# What the task requires:
Leaving out every picture, quote the data below exactly as it appears.

# Provided data:
· · · · · · ·
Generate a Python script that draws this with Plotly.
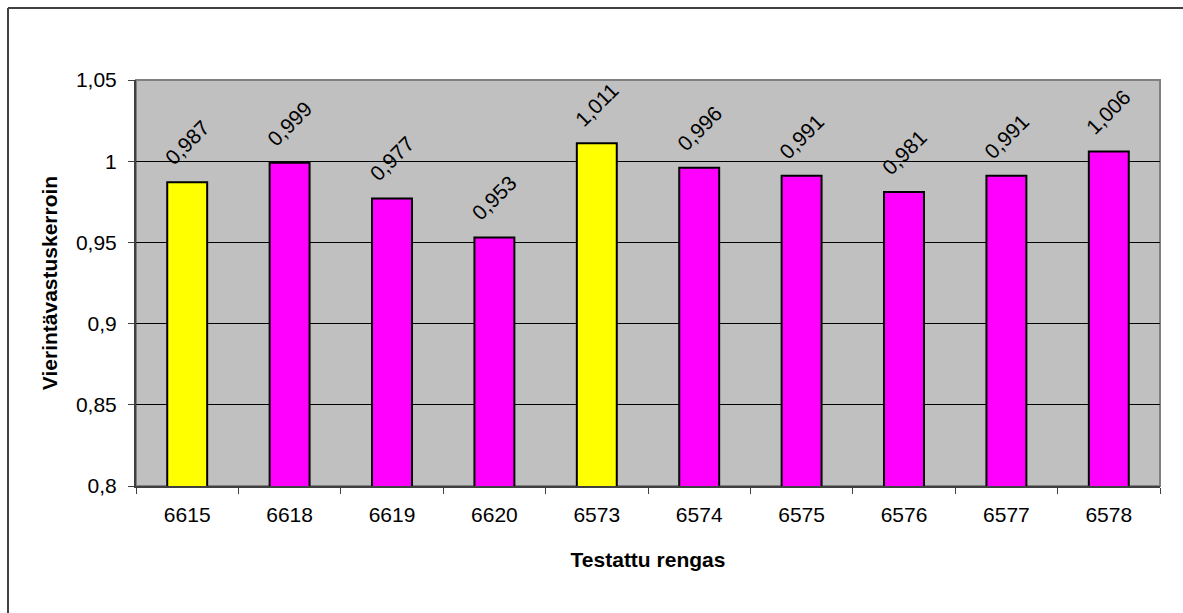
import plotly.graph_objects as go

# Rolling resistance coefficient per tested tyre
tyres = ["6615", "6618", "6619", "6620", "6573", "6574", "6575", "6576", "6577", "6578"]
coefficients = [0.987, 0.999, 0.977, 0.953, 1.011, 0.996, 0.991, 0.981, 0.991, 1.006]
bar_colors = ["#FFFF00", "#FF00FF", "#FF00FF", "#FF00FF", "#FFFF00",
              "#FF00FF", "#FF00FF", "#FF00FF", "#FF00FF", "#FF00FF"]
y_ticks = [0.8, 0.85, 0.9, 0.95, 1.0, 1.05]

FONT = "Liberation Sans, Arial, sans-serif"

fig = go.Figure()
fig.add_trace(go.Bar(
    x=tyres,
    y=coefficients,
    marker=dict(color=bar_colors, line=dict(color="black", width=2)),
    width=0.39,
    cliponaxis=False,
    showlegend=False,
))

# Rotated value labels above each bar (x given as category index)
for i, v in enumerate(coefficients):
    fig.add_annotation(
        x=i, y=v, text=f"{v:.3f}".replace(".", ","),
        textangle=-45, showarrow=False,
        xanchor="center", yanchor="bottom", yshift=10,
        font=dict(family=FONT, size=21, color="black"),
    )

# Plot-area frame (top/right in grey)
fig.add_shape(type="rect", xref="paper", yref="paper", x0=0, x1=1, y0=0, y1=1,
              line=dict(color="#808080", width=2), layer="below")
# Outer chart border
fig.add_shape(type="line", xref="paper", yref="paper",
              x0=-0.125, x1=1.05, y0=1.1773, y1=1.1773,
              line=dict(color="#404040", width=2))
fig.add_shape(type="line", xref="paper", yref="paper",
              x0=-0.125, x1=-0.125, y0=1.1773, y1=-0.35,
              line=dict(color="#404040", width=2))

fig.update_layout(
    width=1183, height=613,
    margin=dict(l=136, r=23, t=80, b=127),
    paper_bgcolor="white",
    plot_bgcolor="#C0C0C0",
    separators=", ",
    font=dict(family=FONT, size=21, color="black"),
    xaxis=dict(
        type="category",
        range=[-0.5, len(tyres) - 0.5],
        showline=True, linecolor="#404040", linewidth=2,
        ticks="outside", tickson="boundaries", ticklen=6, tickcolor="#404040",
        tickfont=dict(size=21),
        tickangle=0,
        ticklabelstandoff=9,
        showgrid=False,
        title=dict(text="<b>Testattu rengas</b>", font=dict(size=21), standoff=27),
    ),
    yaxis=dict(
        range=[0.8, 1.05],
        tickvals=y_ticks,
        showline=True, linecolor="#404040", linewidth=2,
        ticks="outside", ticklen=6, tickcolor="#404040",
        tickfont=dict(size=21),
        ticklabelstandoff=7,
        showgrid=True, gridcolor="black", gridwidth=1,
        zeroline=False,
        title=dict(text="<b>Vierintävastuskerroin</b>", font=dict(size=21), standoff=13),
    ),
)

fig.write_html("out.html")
· · · · · · ·
# The solution:
Generate a Python script that draws this with Plotly.
import plotly.graph_objects as go

# Rolling resistance coefficient per tested tyre
tyres = ["6615", "6618", "6619", "6620", "6573", "6574", "6575", "6576", "6577", "6578"]
coefficients = [0.987, 0.999, 0.977, 0.953, 1.011, 0.996, 0.991, 0.981, 0.991, 1.006]
bar_colors = ["#FFFF00", "#FF00FF", "#FF00FF", "#FF00FF", "#FFFF00",
              "#FF00FF", "#FF00FF", "#FF00FF", "#FF00FF", "#FF00FF"]
y_ticks = [0.8, 0.85, 0.9, 0.95, 1.0, 1.05]

FONT = "Liberation Sans, Arial, sans-serif"

fig = go.Figure()
fig.add_trace(go.Bar(
    x=tyres,
    y=coefficients,
    marker=dict(color=bar_colors, line=dict(color="black", width=2)),
    width=0.39,
    cliponaxis=False,
    showlegend=False,
))

# Rotated value labels above each bar (x given as category index)
for i, v in enumerate(coefficients):
    fig.add_annotation(
        x=i, y=v, text=f"{v:.3f}".replace(".", ","),
        textangle=-45, showarrow=False,
        xanchor="center", yanchor="bottom", yshift=10,
        font=dict(family=FONT, size=21, color="black"),
    )

# Plot-area frame (top/right in grey)
fig.add_shape(type="rect", xref="paper", yref="paper", x0=0, x1=1, y0=0, y1=1,
              line=dict(color="#808080", width=2), layer="below")
# Outer chart border
fig.add_shape(type="line", xref="paper", yref="paper",
              x0=-0.125, x1=1.05, y0=1.1773, y1=1.1773,
              line=dict(color="#404040", width=2))
fig.add_shape(type="line", xref="paper", yref="paper",
              x0=-0.125, x1=-0.125, y0=1.1773, y1=-0.35,
              line=dict(color="#404040", width=2))

fig.update_layout(
    width=1183, height=613,
    margin=dict(l=136, r=23, t=80, b=127),
    paper_bgcolor="white",
    plot_bgcolor="#C0C0C0",
    separators=", ",
    font=dict(family=FONT, size=21, color="black"),
    xaxis=dict(
        type="category",
        range=[-0.5, len(tyres) - 0.5],
        showline=True, linecolor="#404040", linewidth=2,
        ticks="outside", tickson="boundaries", ticklen=6, tickcolor="#404040",
        tickfont=dict(size=21),
        tickangle=0,
        ticklabelstandoff=9,
        showgrid=False,
        title=dict(text="<b>Testattu rengas</b>", font=dict(size=21), standoff=27),
    ),
    yaxis=dict(
        range=[0.8, 1.05],
        tickvals=y_ticks,
        showline=True, linecolor="#404040", linewidth=2,
        ticks="outside", ticklen=6, tickcolor="#404040",
        tickfont=dict(size=21),
        ticklabelstandoff=7,
        showgrid=True, gridcolor="black", gridwidth=1,
        zeroline=False,
        title=dict(text="<b>Vierintävastuskerroin</b>", font=dict(size=21), standoff=13),
    ),
)

fig.write_html("out.html")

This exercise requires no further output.